That would explain why your staff have no respect for you.
Having been a manager, and having been managed here is my $0.02.
If it is a problem with one person, talk to that one person privately. If you suspect that the problem is larger than that* mention it in public. Do not mane names in the public meeting. Do not lose your cool in a public meeting.
*How much larger is left open, depends on how many employees you have. If there are four, then two would be enough, if there forty, then six or eight.
Another view of this;
Four people on Second Shift. Supervisor and three Officers. One individual has a habit of ensconsing himself in a particular lounge and watching TV or sleeping on duty. Has been caught more times than I can count, has been written up for it several times. Dumb bastards won’t just fire the moron.
A couple of days ago he got caught in there by the Supervisor of another area.
Friday they sent out an e-mail reporting this without naming names and reminding us that we’re not allowed to do this.
Now, I understand that here in Minnesota, Passive-Aggressive is a state mandated mode of behavior that might actually be written into the State Constitution. Or maybe they were even passive-aggressive about that and just kinda wrote around it.
But their Non-Confrontational Ideal of “Not singling out anyone for embarassment” gets flattened by the Freight Train of Reality that says “We all know who you’re talking about, so you just humiliated him in front of his peers.”
While at the same time, not actually doing anything about the problem. Because if he hasn’t changed his behavior after all the times he’s been written up and/or reported on, he’s definitely caught on that you never do anything serious about it.
Or they get angry because you attacked them in public. If you catch me on a mistake and tell me individually, I’ll be grateful. If you catch me on the same mistake and tell me in front of everybody and his Mum, I’ll be pissed.

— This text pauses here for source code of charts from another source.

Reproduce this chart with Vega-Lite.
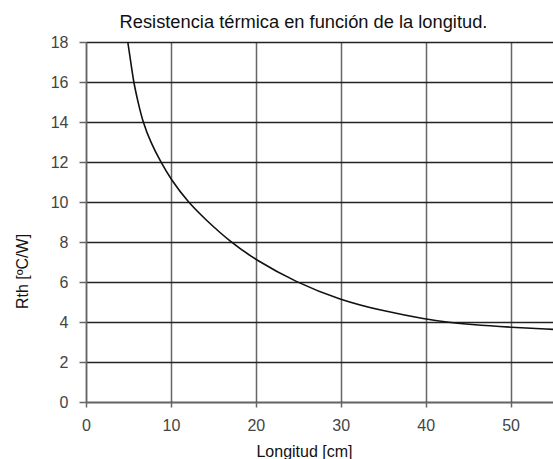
{
  "$schema": "https://vega.github.io/schema/vega-lite/v6.json",
  "autosize": {"type": "none"},
  "padding": {"left": 86, "top": 42, "right": 0, "bottom": 57},
  "width": 467,
  "height": 360,
  "background": "white",
  "config": {
    "font": "Liberation Sans",
    "view": {"stroke": null}
  },
  "title": {
    "text": "Resistencia térmica en función de la longitud.",
    "font": "Liberation Sans",
    "fontSize": 18.3,
    "fontWeight": "normal",
    "color": "#111",
    "anchor": "middle",
    "frame": "group",
    "dx": -16,
    "dy": 25,
    "baseline": "alphabetic",
    "offset": 13
  },
  "data": {
    "values": [
      {"longitud": 4.92, "rth": 18.0},
      {"longitud": 5.24, "rth": 17.1},
      {"longitud": 5.6, "rth": 16.0},
      {"longitud": 6.1, "rth": 15.05},
      {"longitud": 6.69, "rth": 14.0},
      {"longitud": 7.65, "rth": 12.95},
      {"longitud": 8.8, "rth": 12.0},
      {"longitud": 10.0, "rth": 11.13},
      {"longitud": 12.0, "rth": 10.0},
      {"longitud": 14.0, "rth": 9.15},
      {"longitud": 17.0, "rth": 8.0},
      {"longitud": 20.0, "rth": 7.1},
      {"longitud": 24.76, "rth": 5.98},
      {"longitud": 29.94, "rth": 5.1},
      {"longitud": 35.0, "rth": 4.55},
      {"longitud": 40.1, "rth": 4.13},
      {"longitud": 42.8, "rth": 3.98},
      {"longitud": 45.0, "rth": 3.88},
      {"longitud": 50.1, "rth": 3.73},
      {"longitud": 55.0, "rth": 3.63}
    ]
  },
  "mark": {"type": "line", "color": "#111", "strokeWidth": 1.6, "interpolate": "basis", "clip": true},
  "encoding": {
    "x": {
      "field": "longitud",
      "type": "quantitative",
      "scale": {"domain": [0, 55], "nice": false, "zero": true},
      "axis": {
        "values": [0, 10, 20, 30, 40, 50],
        "title": "Longitud [cm]",
        "titleFont": "Liberation Sans",
        "titleFontSize": 16,
        "titleFontWeight": "normal",
        "titleColor": "#111",
        "titleX": 218,
        "titleY": 41,
        "titleAlign": "center",
        "titleBaseline": "top",
        "labelFont": "Liberation Sans",
        "labelFontSize": 16,
        "labelColor": "#444",
        "labelPadding": 10,
        "labelFlush": false,
        "tickSize": 5,
        "tickColor": "#666",
        "tickWidth": 1.5,
        "domainColor": "#666",
        "domainWidth": 1.5,
        "grid": true,
        "gridColor": "#666",
        "gridWidth": 1.5
      }
    },
    "y": {
      "field": "rth",
      "type": "quantitative",
      "scale": {"domain": [0, 18], "nice": false},
      "axis": {
        "values": [0, 2, 4, 6, 8, 10, 12, 14, 16, 18],
        "title": "Rth [ºC/W]",
        "titleFont": "Liberation Sans",
        "titleFontSize": 16,
        "titleFontWeight": "normal",
        "titleColor": "#111",
        "titleX": -59,
        "titleY": 229,
        "titleAngle": -90,
        "titleAlign": "center",
        "titleBaseline": "alphabetic",
        "labelFont": "Liberation Sans",
        "labelFontSize": 16,
        "labelColor": "#444",
        "labelPadding": 11,
        "labelFlush": false,
        "tickSize": 7,
        "tickColor": "#666",
        "tickWidth": 1.5,
        "domainColor": "#666",
        "domainWidth": 1.5,
        "grid": true,
        "gridColor": "#222",
        "gridWidth": 1.3
      }
    }
  }
}
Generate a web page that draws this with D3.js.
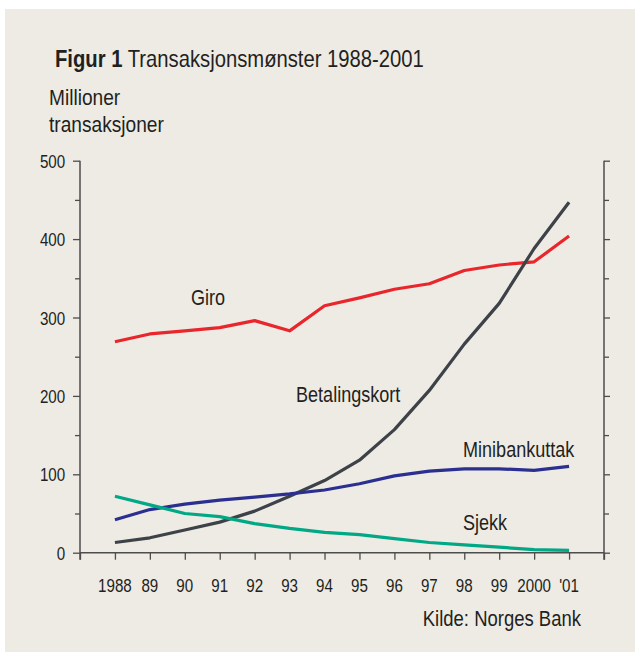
<!DOCTYPE html>
<html>
<head>
<meta charset="utf-8">
<script src="https://cdn.jsdelivr.net/npm/d3@7"></script>
<style>
  html, body { margin: 0; padding: 0; background: #ffffff; }
  svg { display: block; }
  text { font-family: "Liberation Sans", Arial, sans-serif; fill: #231f20; }
</style>
</head>
<body>
<svg id="chart" width="635" height="652"></svg>
<script>
// ---- data ----
const years = [1988, 1989, 1990, 1991, 1992, 1993, 1994, 1995, 1996, 1997, 1998, 1999, 2000, 2001];
const yearLabels = ["1988", "89", "90", "91", "92", "93", "94", "95", "96", "97", "98", "99", "2000", "'01"];
const giro = [269, 279, 283, 287, 296, 283, 315, 325, 336, 343, 360, 367, 371, 404];
const betalingskort = [13, 19, 29, 39, 53, 72, 92, 118, 157, 207, 266, 318, 388, 447];
const minibankuttak = [42, 55, 62, 67, 71, 75, 80, 88, 98, 104, 107, 107, 105, 110];
const sjekk = [72, 61, 50, 46, 37, 31, 26, 23, 18, 13, 10, 7, 4, 3];
const yMajor = [0, 100, 200, 300, 400, 500];
const yMinor = [50, 150, 250, 350, 450];
const xTickYears = [1987, 1988, 1989, 1990, 1991, 1992, 1993, 1994, 1995, 1996, 1997, 1998, 1999, 2000, 2001, 2002];

const series = [
  { name: "Giro", values: giro, color: "#e9262c", lx: 191, ly: 305 },
  { name: "Betalingskort", values: betalingskort, color: "#3c4247", lx: 296, ly: 402 },
  { name: "Minibankuttak", values: minibankuttak, color: "#2b3090", lx: 463, ly: 457 },
  { name: "Sjekk", values: sjekk, color: "#00a886", lx: 463, ly: 530 }
];

const svg = d3.select("#chart");
svg.append("rect").attr("x", 5).attr("y", 9).attr("width", 630).attr("height", 643).attr("fill", "#eeebe5");

const x = d3.scaleLinear().domain([1987, 2002]).range([80, 604]);
const y = d3.scaleLinear().domain([0, 500]).range([552.7, 160.7]);

function sText(g, str, px, py, size, sx, opts = {}) {
  const t = g.append("text")
    .attr("transform", `translate(${px},${py}) scale(${sx},1)`)
    .attr("font-size", size)
    .attr("text-anchor", opts.anchor || "start")
    .text(str);
  if (opts.weight) t.attr("font-weight", opts.weight);
  return t;
}

// Title
const tt = svg.append("text")
  .attr("transform", "translate(55,66.7) scale(0.88,1)")
  .attr("font-size", 23);
tt.append("tspan").attr("font-weight", "bold").text("Figur 1");
tt.append("tspan").text(" Transaksjonsmønster 1988-2001");

sText(svg, "Millioner", 49, 105, 21.5, 0.89);
sText(svg, "transaksjoner", 49, 131.5, 21.5, 0.89);
sText(svg, "Kilde: Norges Bank", 581, 626, 21.5, 0.86, { anchor: "end" });

const axisColor = "#4d4d4d";

// Left axis
const gL = svg.append("g").attr("transform", `translate(${x(1987)},0)`);
gL.call(d3.axisLeft(y).tickValues(yMajor).tickSize(7).tickSizeOuter(0).tickPadding(11));
gL.append("g").call(d3.axisLeft(y).tickValues(yMinor).tickSize(5).tickSizeOuter(0).tickFormat(""));
gL.selectAll(".domain").remove();
gL.selectAll("line").attr("stroke", axisColor).attr("stroke-width", 1.3);
gL.selectAll("text").attr("font-size", 18.5).attr("fill", "#231f20")
  .attr("font-family", "Liberation Sans, Arial, sans-serif")
  .attr("transform", "scale(0.82,1)").attr("dy", "0.36em");

// Right axis
const gR = svg.append("g").attr("transform", `translate(${x(2002)},0)`);
gR.call(d3.axisRight(y).tickValues(yMajor).tickSize(6).tickSizeOuter(0).tickFormat(""));
gR.append("g").call(d3.axisRight(y).tickValues(yMinor).tickSize(5).tickSizeOuter(0).tickFormat(""));
gR.selectAll(".domain").remove();
gR.selectAll("line").attr("stroke", axisColor).attr("stroke-width", 1.3);

// Bottom axis
const gB = svg.append("g").attr("transform", `translate(0,${y(0)})`);
gB.call(d3.axisBottom(x).tickValues(xTickYears).tickSize(7).tickSizeOuter(0).tickFormat(""));
gB.selectAll(".domain").remove();
gB.selectAll("line").attr("stroke", axisColor).attr("stroke-width", 1.3);

// axis lines
svg.append("line").attr("x1", x(1987)).attr("x2", x(1987)).attr("y1", y(500)).attr("y2", y(0) + 7)
  .attr("stroke", axisColor).attr("stroke-width", 1.5);
svg.append("line").attr("x1", x(2002)).attr("x2", x(2002)).attr("y1", y(500)).attr("y2", y(0) + 7)
  .attr("stroke", axisColor).attr("stroke-width", 1.5);
svg.append("line").attr("x1", x(1987)).attr("x2", x(2002)).attr("y1", y(0)).attr("y2", y(0))
  .attr("stroke", axisColor).attr("stroke-width", 1.5);

// x labels
const gXL = svg.append("g");
years.forEach((yr, i) => {
  sText(gXL, yearLabels[i], x(yr), 592, 18.5, 0.82, { anchor: "middle" });
});

// lines
const line = d3.line().x((d, i) => x(years[i])).y(d => y(d));
series.forEach(s => {
  svg.append("path").datum(s.values)
    .attr("d", line)
    .attr("fill", "none")
    .attr("stroke", s.color)
    .attr("stroke-width", 3.2)
    .attr("stroke-linejoin", "round");
  sText(svg, s.name, s.lx, s.ly, 21.5, 0.84);
});
</script>
</body>
</html>
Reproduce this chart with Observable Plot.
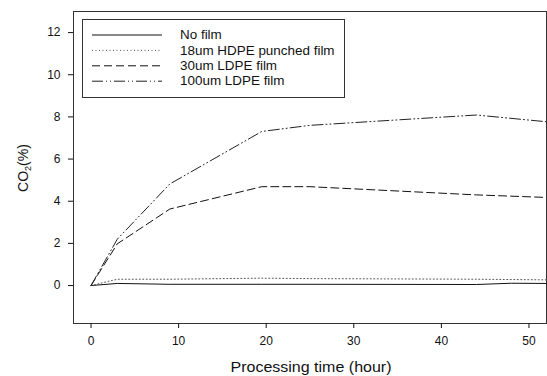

And sometimes it turns out that the misbehavior was justified; you hadn’t heard about the reason but that’s perhaps a communication problem, not a behavior problem. One of the most glorious cases for me was this boss who barked at me to stop leaving the 20-people meeting and coming back in; my response was “my apologies then, I’ll just leave and if you need me please call me in.” He growled some more, I explained that I wasn’t leaving for air and by the way I needed to go again, so if you’ll excuse me…
He followed me, then stayed at the bathroom’s door saying to come out and stop hiding. Finally one of our clients asked him “you never get the runs?”
Most bosses don’t need “diarrhea” spelled out.
I know exactly what you mean. Being raised and having my first job a few hundred yards from your eastern border I might as well be from Minnesota. Working in several different departments with the same company I saw a veritable fuck-ton of those “FYI” emails. Seeing as how I was still a teenager then I might have “inspired” one myself.
Also, Nava, that story is priceless. I don’t suppose he inspected the bowl afterwards? :eek:
As a former manager (think acres of cubicles, thousands of calls per hour) I have to agree with you, except for the “drones” and “retard” parts. Our management training taught us give the our workforce every opportunity to do right before starting corrective action. The reason for that was that every single solitary corrective action (counseling, coaching, whatever you want to call it) had to be documented and put into the employee’s file, in the event things went from bad to worse. We were covering our asses in case some jackass decided to sue us because he didn’t like getting fired. So, when a pattern of behavior began to manifest itself, the first thing we did was a team-wide reminder; this kept one piece of paper out of the miscreant’s file, and reminded everybody that, yes, the standards were still in force. I came to make “reminders” party of every team meeting I held, even if there weren’t any issues (and there rarely were). In return for making me look good, I busted my ass to get my team the best equipment, training and support the company had. It was a pretty good system.
If you have to ask, “Am I doing something wrong?” my question would be, “Don’t you know?”